DOMINIC W. MASSARO, editor
University of California, Santa Cruz

The Truth About False Memories

 

False Memory Creation in Children and Adults
Edited by David F. Bjorklund. Mahwah, NJ: Erlbaum, 2000. x + 254 pp. Cloth, $59.95.


What exactly is a false memory? Although we may all have some intuition about the properties of false memories, we may not be able to specify with great exactitude what they are. Nor can we very readily discriminate a false memory from a true memory, certainly not with any degree of certitude (this is the perennial problem faced by our judicial system in recent years). This is particularly poignant in that false memories, like true memories, contain both fact and fiction. That is, both true and false memories contain information about things that actually happened or could happen along with things that did not or could not have happened.
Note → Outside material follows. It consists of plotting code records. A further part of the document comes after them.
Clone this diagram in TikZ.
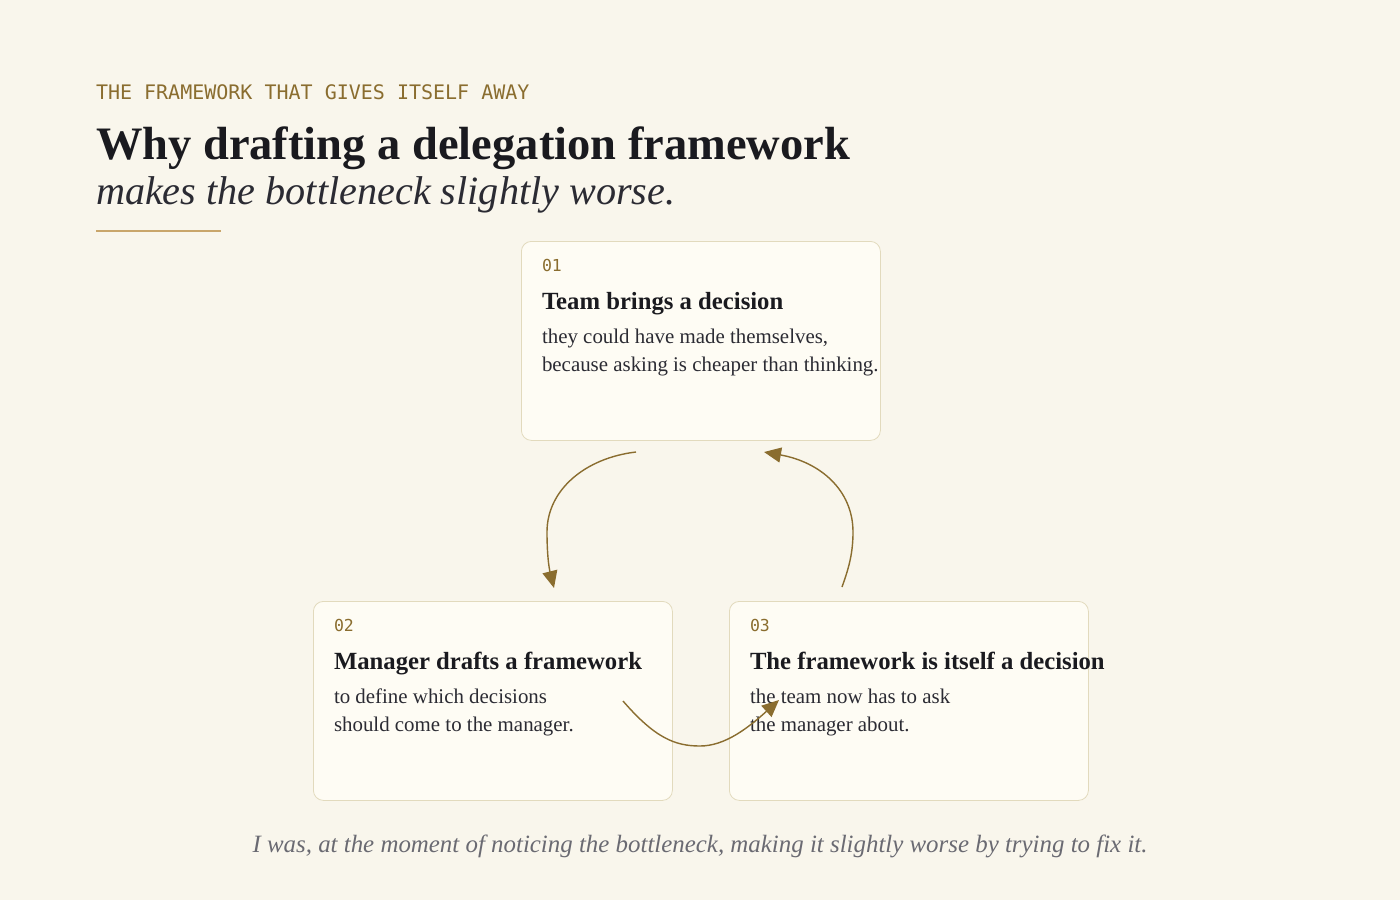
\documentclass[tikz,border=0pt]{standalone}
\usepackage{fontspec}
\setmainfont{Liberation Serif}
\setmonofont{DejaVu Sans Mono}
\usetikzlibrary{arrows.meta}
\definecolor{bg}{HTML}{F9F6EC}
\definecolor{cardfill}{HTML}{FEFCF4}
\definecolor{cardline}{HTML}{E2DABD}
\definecolor{gold}{HTML}{8A6D2F}
\definecolor{rulecol}{HTML}{C9A66B}
\definecolor{ink}{HTML}{1A1A1F}
\definecolor{body}{HTML}{2B2B33}
\definecolor{quote}{HTML}{6A6A72}
\begin{document}
\begin{tikzpicture}[x=1pt,y=-1pt,
  txt/.style={anchor=base west, inner sep=0pt, outer sep=0pt},
  eyebrow/.style={txt, text=gold, font=\ttfamily\fontsize{20}{24}\selectfont},
  num/.style={txt, text=gold, font=\ttfamily\fontsize{16.5}{20}\selectfont},
  ctitle/.style={txt, text=ink, font=\bfseries\fontsize{24.7}{28}\selectfont},
  cbody/.style={txt, text=body, font=\fontsize{20.9}{26}\selectfont},
  card/.style={draw=cardline, fill=cardfill, rounded corners=10pt, line width=0.8pt,
    minimum width=359pt, minimum height=199pt, inner sep=0pt, anchor=north west},
  arr/.style={draw=gold, line width=1.4pt, -{Triangle[length=17pt,width=15pt]}}
]
\useasboundingbox[fill=bg] (0,0) rectangle (1400,900);

\node[eyebrow] (eb) at (96,99) {THE FRAMEWORK THAT GIVES ITSELF AWAY};
\node[txt, text=ink, font=\bfseries\fontsize{46.5}{50}\selectfont] (t1) at (96,159) {Why drafting a delegation framework};
\node[txt, text=body, font=\itshape\fontsize{40.2}{44}\selectfont] (t2) at (96,204) {makes the bottleneck slightly worse.};
\draw[rulecol, line width=1.8pt] (96,231) -- (221,231);

\node[card] (c1) at (521,241) {};
\node[card] (c2) at (313,601) {};
\node[card] (c3) at (729,601) {};

\node[num] (n1) at (542,271) {01};
\node[ctitle] (h1) at (542,309) {Team brings a decision};
\node[cbody] (b1a) at (542,343) {they could have made themselves,};
\node[cbody] (b1b) at (542,371) {because asking is cheaper than thinking.};

\node[num] (n2) at (334,631) {02};
\node[ctitle] (h2) at (334,669) {Manager drafts a framework};
\node[cbody] (b2a) at (334,703) {to define which decisions};
\node[cbody] (b2b) at (334,731) {should come to the manager.};

\node[num] (n3) at (750,631) {03};
\node[ctitle] (h3) at (750,669) {The framework is itself a decision};
\node[cbody] (b3a) at (750,703) {the team now has to ask};
\node[cbody] (b3b) at (750,731) {the manager about.};

\coordinate (a1s) at (636,452);
\coordinate (a1m) at (547,532);
\coordinate (a1e) at (554,588);
\coordinate (a2s) at (842,587);
\coordinate (a2m) at (853,532);
\coordinate (a2e) at (764,452);
\coordinate (a3s) at (623,701);
\coordinate (a3m) at (700,746);
\coordinate (a3e) at (779,700);

\draw[arr] (a1s) .. controls (585,458) and (547,490) .. (a1m) .. controls (547,560) and (550,572) .. (a1e);
\draw[arr] (a2s) .. controls (848,570) and (853,555) .. (a2m) .. controls (853,490) and (820,462) .. (a2e);
\draw[arr] (a3s) .. controls (655,738) and (675,746) .. (a3m) .. controls (725,746) and (748,728) .. (a3e);

\node[anchor=base, inner sep=0pt, text=quote, font=\itshape\fontsize{24.9}{28}\selectfont] (q) at (700,852) {I was, at the moment of noticing the bottleneck, making it slightly worse by trying to fix it.};
\end{tikzpicture}
\end{document}
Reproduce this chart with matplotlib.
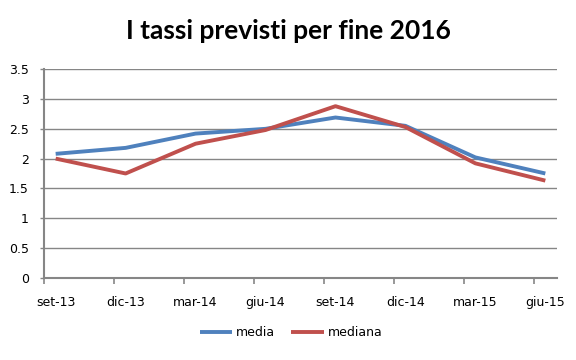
import matplotlib.pyplot as plt
import numpy as np

# dati trimestrali
mesi = ['set-13', 'dic-13', 'mar-14', 'giu-14', 'set-14', 'dic-14', 'mar-15', 'giu-15']
media = [2.08, 2.18, 2.42, 2.50, 2.69, 2.55, 2.02, 1.75]
mediana = [2.00, 1.75, 2.25, 2.48, 2.88, 2.53, 1.92, 1.63]

blu = '#4F81BD'
rosso = '#C0504D'
grigio = '#868686'

fig = plt.figure(figsize=(5.76, 3.6), dpi=100)
ax = fig.add_axes([0.0764, 0.2286, 0.8906, 0.579])

x = np.arange(len(mesi)) * 3
ax.plot(x, media, color=blu, lw=2.8, label='media', solid_capstyle='butt')
ax.plot(x, mediana, color=rosso, lw=2.8, label='mediana', solid_capstyle='butt')

ax.set_xlim(-0.5, x[-1] + 0.5)
ax.set_ylim(0, 3.5)
ax.set_yticks(np.arange(0, 3.51, 0.5))
ax.set_yticklabels(['0', '0.5', '1', '1.5', '2', '2.5', '3', '3.5'])
ax.set_xticks(x)
ax.set_xticklabels(mesi)
ax.set_xticks(np.arange(-0.5, x[-1], 3), minor=True)

ax.grid(axis='y', color=grigio, lw=1)
ax.set_axisbelow(True)
for s in ['top', 'right']:
    ax.spines[s].set_visible(False)
for s in ['left', 'bottom']:
    ax.spines[s].set_color(grigio)
    ax.spines[s].set_linewidth(1.5)

ax.tick_params(axis='x', which='major', length=0, pad=13, labelsize=9)
ax.tick_params(axis='x', which='minor', length=4.5, color=grigio, width=1.2)
ax.tick_params(axis='y', length=3, color=grigio, width=1, pad=8, labelsize=9)

fig.text(0.5, 0.913, 'I tassi previsti per fine 2016', ha='center', va='center',
         fontsize=19, fontweight='bold', family='Lato')

fig.legend(loc='center', bbox_to_anchor=(0.505, 0.075), ncol=2, frameon=False,
           fontsize=9, handlelength=2.6, handletextpad=0.3, columnspacing=1.3)

fig.savefig('out.png', dpi=100)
If we accept the argument that even "true" memories are not literal representations of experience but instead reflect the in- fluence of the rememberer (e.g., previous knowledge, current expectations, wishes, and desires) as well as the remembering context at encoding, during retention, and at retrieval (e.g., Bartlett, 1932; Dewey, 1920), then the distinction between "true" and "false" memories blurs. Perhaps it is the relative composition of the trace that matters, with more constructed traces being relegated to the false pile and less constructed traces being relegated to the true pile. Unfortunately, this does not amount to much of a solution because it simply changes the domain of fuzziness but does not eliminate it.